Stored data>
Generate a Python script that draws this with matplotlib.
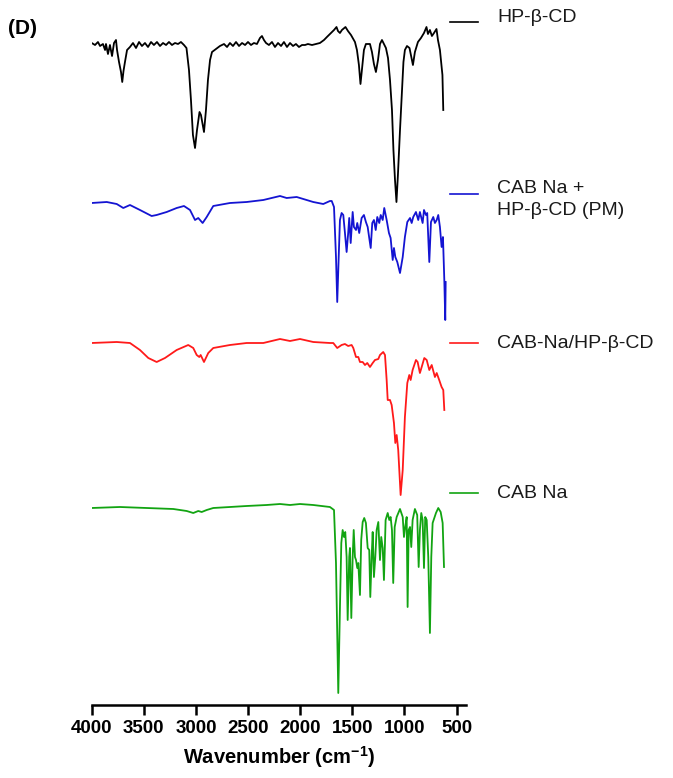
import matplotlib
matplotlib.use("Agg")
import matplotlib.pyplot as plt
from matplotlib.lines import Line2D

plt.rcParams['font.family'] = ['Liberation Sans', 'DejaVu Sans']
plt.rcParams['mathtext.fontset'] = 'custom'
plt.rcParams['mathtext.rm'] = 'Liberation Sans'
plt.rcParams['mathtext.bf'] = 'Liberation Sans:bold'

# ---------------- data (wavenumber, offset intensity in a.u.) ----------------
hp_wn = [4000, 3968, 3940, 3920, 3892, 3872, 3863, 3844, 3825, 3805, 3786, 3767, 3757, 3738,
         3719, 3707, 3695, 3681, 3661, 3633, 3604, 3575, 3546, 3518, 3489, 3460, 3431, 3403,
         3374, 3345, 3316, 3287, 3259, 3230, 3201, 3172, 3144, 3115, 3091, 3067, 3048, 3029,
         3009, 2990, 2966, 2952, 2923, 2904, 2885, 2865, 2846, 2808, 2770, 2731, 2702, 2674,
         2645, 2616, 2587, 2558, 2529, 2501, 2472, 2444, 2415, 2386, 2367, 2348, 2328, 2300,
         2271, 2242, 2213, 2184, 2156, 2127, 2098, 2069, 2041, 2012, 1983, 1954, 1926, 1887,
         1849, 1811, 1772, 1744, 1705, 1676, 1652, 1638, 1619, 1600, 1566, 1542, 1513, 1475,
         1456, 1437, 1422, 1408, 1389, 1370, 1331, 1312, 1293, 1274, 1254, 1235, 1216, 1197,
         1178, 1158, 1139, 1120, 1106, 1091, 1077, 1063, 1043, 1024, 1010, 996, 976, 952,
         938, 919, 900, 871, 842, 813, 789, 775, 756, 737, 717, 693, 679, 660, 645, 636, 628]
hp_y = [662, 660, 663, 659, 661, 655, 661, 651, 660, 649, 662, 665, 655, 643,
        633, 623, 634, 643, 655, 658, 662, 657, 663, 659, 662, 658, 663, 660,
        663, 659, 662, 660, 663, 660, 662, 661, 663, 660, 657, 635, 605, 570,
        557, 575, 593, 590, 573, 595, 625, 645, 653, 656, 659, 661, 658, 662,
        659, 663, 659, 662, 660, 663, 660, 662, 661, 667, 669, 665, 662, 660,
        663, 658, 662, 659, 663, 658, 662, 659, 661, 658, 660, 660, 661, 660,
        661, 662, 665, 668, 672, 675, 678, 674, 672, 675, 678, 674, 670, 663,
        655, 640, 621, 635, 655, 661, 661, 653, 641, 633, 645, 661, 665, 661,
        657, 647, 625, 595, 555, 525, 503, 530, 575, 615, 643, 655, 659, 657,
        650, 640, 653, 663, 667, 672, 678, 671, 675, 669, 672, 676, 665, 655, 640, 630, 595]

pm_wn = [4000, 3856, 3760, 3697, 3633, 3537, 3425, 3377, 3281, 3185, 3115, 3057, 3009, 2978,
         2936, 2897, 2834, 2674, 2514, 2354, 2194, 2130, 2034, 1875, 1779, 1715, 1698, 1676,
         1657, 1645, 1631, 1619, 1603, 1587, 1571, 1555, 1540, 1530, 1516, 1497, 1485, 1465,
         1453, 1434, 1411, 1389, 1370, 1353, 1338, 1324, 1309, 1293, 1276, 1261, 1242, 1228,
         1209, 1194, 1171, 1149, 1133, 1113, 1101, 1088, 1069, 1043, 1017, 996, 973, 947,
         931, 916, 890, 868, 852, 826, 813, 794, 782, 762, 746, 724, 708, 691, 676, 660,
         644, 631, 618, 609, 605]
pm_y = [502, 503, 501, 497, 500, 495, 489, 490, 493, 497, 499, 495, 485, 487,
        482, 488, 499, 502, 503, 505, 509, 507, 508, 503, 501, 504, 504, 498,
        448, 403, 448, 485, 492, 490, 472, 453, 472, 487, 462, 493, 478, 475,
        482, 472, 487, 490, 483, 478, 467, 457, 482, 485, 475, 488, 482, 490,
        485, 497, 485, 472, 467, 445, 457, 448, 443, 432, 448, 468, 483, 487,
        482, 488, 493, 485, 493, 482, 495, 490, 492, 443, 483, 488, 482, 485, 490, 478,
        458, 468, 425, 385, 423]

ic_wn = [4000, 3760, 3633, 3537, 3457, 3377, 3297, 3185, 3074, 3026, 2993, 2968, 2955, 2923,
         2882, 2834, 2674, 2514, 2354, 2194, 2098, 2002, 1875, 1715, 1683, 1645, 1603, 1571,
         1540, 1507, 1491, 1465, 1443, 1427, 1401, 1379, 1357, 1331, 1305, 1283, 1251, 1235,
         1204, 1187, 1171, 1161, 1139, 1123, 1101, 1088, 1075, 1060, 1037, 1017, 996, 973,
         954, 941, 922, 890, 874, 852, 835, 810, 787, 762, 739, 708, 691, 667, 644, 628, 618]
ic_y = [362, 363, 362, 355, 347, 343, 347, 355, 360, 357, 350, 348, 350, 343,
        352, 357, 360, 362, 362, 366, 364, 366, 363, 362, 362, 357, 360, 361,
        359, 360, 357, 348, 348, 343, 343, 340, 342, 338, 342, 345, 346, 350,
        353, 350, 325, 305, 305, 300, 282, 262, 270, 255, 210, 235, 288, 322,
        330, 325, 335, 345, 343, 332, 338, 347, 345, 335, 340, 328, 332, 325, 318, 315, 295]

cab_wn = [4000, 3729, 3473, 3217, 3089, 3026, 2978, 2945, 2897, 2834, 2674, 2514, 2322, 2194,
          2098, 2002, 1875, 1715, 1676, 1657, 1635, 1619, 1606, 1593, 1580, 1568, 1555, 1545,
          1530, 1523, 1510, 1497, 1487, 1475, 1465, 1453, 1443, 1427, 1415, 1401, 1386, 1370,
          1353, 1338, 1328, 1315, 1305, 1293, 1280, 1267, 1251, 1235, 1223, 1209, 1197, 1181,
          1161, 1146, 1133, 1120, 1108, 1094, 1075, 1043, 1017, 1005, 993, 979, 970, 960,
          947, 935, 922, 900, 878, 864, 852, 839, 826, 813, 801, 787, 772, 756, 743, 730,
          714, 698, 676, 653, 634, 621]
cab_y = [197, 198, 197, 196, 194, 192, 194, 193, 195, 197, 198, 199, 200, 201,
         200, 201, 200, 198, 195, 142, 12, 98, 162, 175, 168, 173, 148, 85,
         148, 157, 87, 148, 175, 148, 145, 137, 142, 110, 165, 183, 187, 182,
         157, 155, 108, 148, 173, 128, 148, 175, 183, 145, 168, 157, 125, 185,
         192, 185, 188, 175, 122, 178, 188, 196, 188, 168, 178, 188, 98, 175,
         178, 158, 185, 196, 190, 138, 175, 192, 185, 137, 188, 185, 148, 72, 148, 182,
         187, 192, 197, 193, 182, 138]

series = [
    (hp_wn, hp_y, 'black', 'HP-\u03b2-CD'),
    (pm_wn, pm_y, '#1414d2', 'CAB Na +\nHP-\u03b2-CD (PM)'),
    (ic_wn, ic_y, '#ff1a1a', 'CAB-Na/HP-\u03b2-CD'),
    (cab_wn, cab_y, '#12a412', 'CAB Na'),
]
xticks = [4000, 3500, 3000, 2500, 2000, 1500, 1000, 500]

# ---------------- figure ----------------
W, H = 673, 778
fig = plt.figure(figsize=(W / 100, H / 100), dpi=100)
ax = fig.add_axes([91.7 / W, 1 - 705 / H, (466 - 91.7) / W, (705 - 20) / H])

for wn, y, c, lab in series:
    ax.plot(wn, y, color=c, lw=1.3)

ax.set_xlim(4000, 410)
ax.set_ylim(0, 685)
ax.set_xticks(xticks)
ax.set_xticklabels([str(t) for t in xticks], fontsize=13.5, fontweight='bold')
ax.set_yticks([])
for s in ['left', 'top', 'right']:
    ax.spines[s].set_visible(False)
ax.spines['bottom'].set_linewidth(1.8)
ax.tick_params(axis='x', width=1.8, length=7, pad=4)
ax.set_xlabel(r'Wavenumber (cm$^{\mathbf{-1}}$)', fontsize=14.5, fontweight='bold', labelpad=5)

# labels on the right (legend-style)
label_pos = [(22, 18), (194, 187), (343, 343), (493, 493)]
for (wn, y, c, lab), (ly, ty) in zip(series, label_pos):
    fig.add_artist(Line2D([450 / W, 478 / W], [1 - ly / H, 1 - ly / H], color=c, lw=1.2))
    two = '\n' in lab
    va = 'top' if two else 'center'
    tyy = ty - 7 if two else ty
    fig.text(497 / W, 1 - tyy / H, lab, fontsize=14, va=va, ha='left', color='#1a1a1a',
             linespacing=1.4)

fig.text(8 / W, 1 - 28 / H, '(D)', fontsize=15, fontweight='bold', va='center', ha='left')

fig.savefig('out.png', dpi=100)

Stated goal>
Output exactly the span of lines from the top of the listing through the line holding "plt.rcParams['mathtext.bf'] = 'Liberation", and leave every picture out.

Written reply>
Generate a Python script that draws this with matplotlib.
import matplotlib
matplotlib.use("Agg")
import matplotlib.pyplot as plt
from matplotlib.lines import Line2D

plt.rcParams['font.family'] = ['Liberation Sans', 'DejaVu Sans']
plt.rcParams['mathtext.fontset'] = 'custom'
plt.rcParams['mathtext.rm'] = 'Liberation Sans'
plt.rcParams['mathtext.bf'] = 'Liberation Sans:bold'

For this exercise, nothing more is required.